SANTA FE — Even before schools reopen, New Mexico lawmakers are mapping out how to help students catch up next year after a lack of in-person learning over the past 10 months.
One possibility began moving through the Capitol on Wednesday — a $139 million plan requiring schools to extend the next academic year by either 10 or 25 days, depending on which program they opt into and the age of the students.
Teachers would be paid for the extra work, and districts would decide when to add the days.
Senate President Pro Tem Mimi Stewart, D-Albuquerque, said it’s critical to give students more instructional time — a strategy with a proven record, she said, of boosting academic achievement.
“This bill is designed to be as flexible as possible,” Stewart told a committee hearing Wednesday, but “we have to deal with learning loss.”
Her proposal, Senate Bill 40, divided school districts and boards — some of whom said the state should let local educators decide whether to extend the school year. At least one teachers union also raised concern about the legislation.
“We just continually mandate everything from Santa Fe,” said Senate Minority Whip Craig Brandt, R-Rio Rancho. “We just continue to take away local control.”
The proposal, he said, might lead to teachers leaving the state.
Senate Bill 40, nonetheless, picked up bipartisan support and advanced past the Senate Education Committee on a 7-1 vote. It heads next to the Senate Finance Committee.
The legislation would require public schools, including charter schools, to provide either the K-5 Plus program — which calls for elementary schools to add 25 days to the school year — or participate in extended learning time programs, which add 10 days and require after-school programming and 80 hours of professional development for teachers.
“We think those two programs are evidence-based — have really proven themselves,” Stewart said.
Elementary schools could choose either option. Other schools would have to participate in extended learning time.
There’s one exception: The requirement wouldn’t apply if in-person learning is prohibited either because of a statewide executive order or a local resolution.
“This bill really looks at students and getting them back in person and getting them more instruction,” Stewart said.
Paying for the extra time would come out of a school reform fund. Teachers’ take-home pay increases about 14% when they participate in K-5 Plus and about 6% for extended learning time programs, according to state estimates.
The proposal drew support from school districts in Albuquerque, Rio Rancho and Las Cruces, although some of them also suggested making the requirement more flexible by allowing districts to add extra time to each day rather than extend the school year.

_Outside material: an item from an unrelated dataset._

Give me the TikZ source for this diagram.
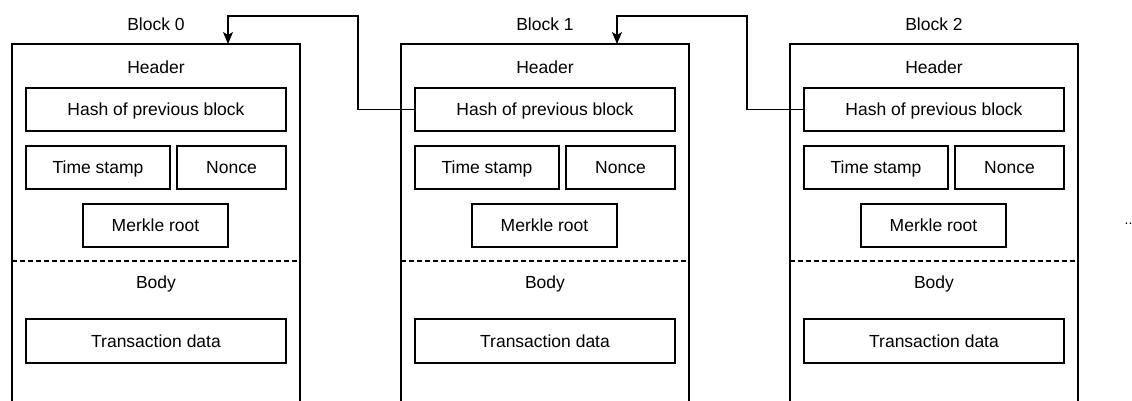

Other district officials said flatly that the whole program should be optional. Local educators know best how to meet the needs of their communities, they said, and some parents and teachers object to changing the school calendar.
“The mandate runs afoul of our guiding principle — our platform that calls for local decision-making,” said Dennis Roch, superintendent of Logan schools and president of the state superintendents association.
He is a former state representative, a Republican who served for 10 years, through 2018.
Sen. Gay Kernan, R-Hobbs, supported the bill Wednesday but said she wants to address some questions before final passage. She feared the proposal would have the effect of penalizing districts that return to in-person learning, and some districts, she said, may already have enacted longer school years.
“I’m really torn on this bill,” Kernan said.
In a report to lawmakers, legislative analysts said most research shows students will begin next school year behind because of pandemic-related disruptions to their classroom learning since March.
A report by McKinsey & Co. found that students may lose five to nine months of learning by the end of this school year, with students of color disproportionately harmed, perhaps losing as much as 12 months of learning, according to analysts for the Legislative Finance Committee.
Reports issued by the LFC last year also found that New Mexico’s “middle and high school students were failing remote classes at high rates, teachers could not find or reach approximately one in five students, and social isolation posed serious mental health risk to students and families.”
The state also faces litigation over the qualify of its schools. In 2018, a state district judge ruled that New Mexico was violating the constitutional rights of some students by failing to provide a sufficient education.
New Mexico students remained behind national proficiency rates in math and reading, according to the National Assessment of Educational Progress in 2019.
Amanda Aragon, executive director of NewMexicoKidsCAN, an education advocacy group, told lawmakers that it’s essential to increase students’ time in the classroom. She testified in favor of the bill.
“After the year we’ve had,” Aragon said, “we are going to have to look at pretty remarkable plans to get out of the learning loss we experienced this year.”
The requirements in Senate Bill 40 would be temporary, applying only to the 2021-22 school year.
The $139 million in funding for K-5 Plus and extending learning time would flow to schools through the state’s education funding formula.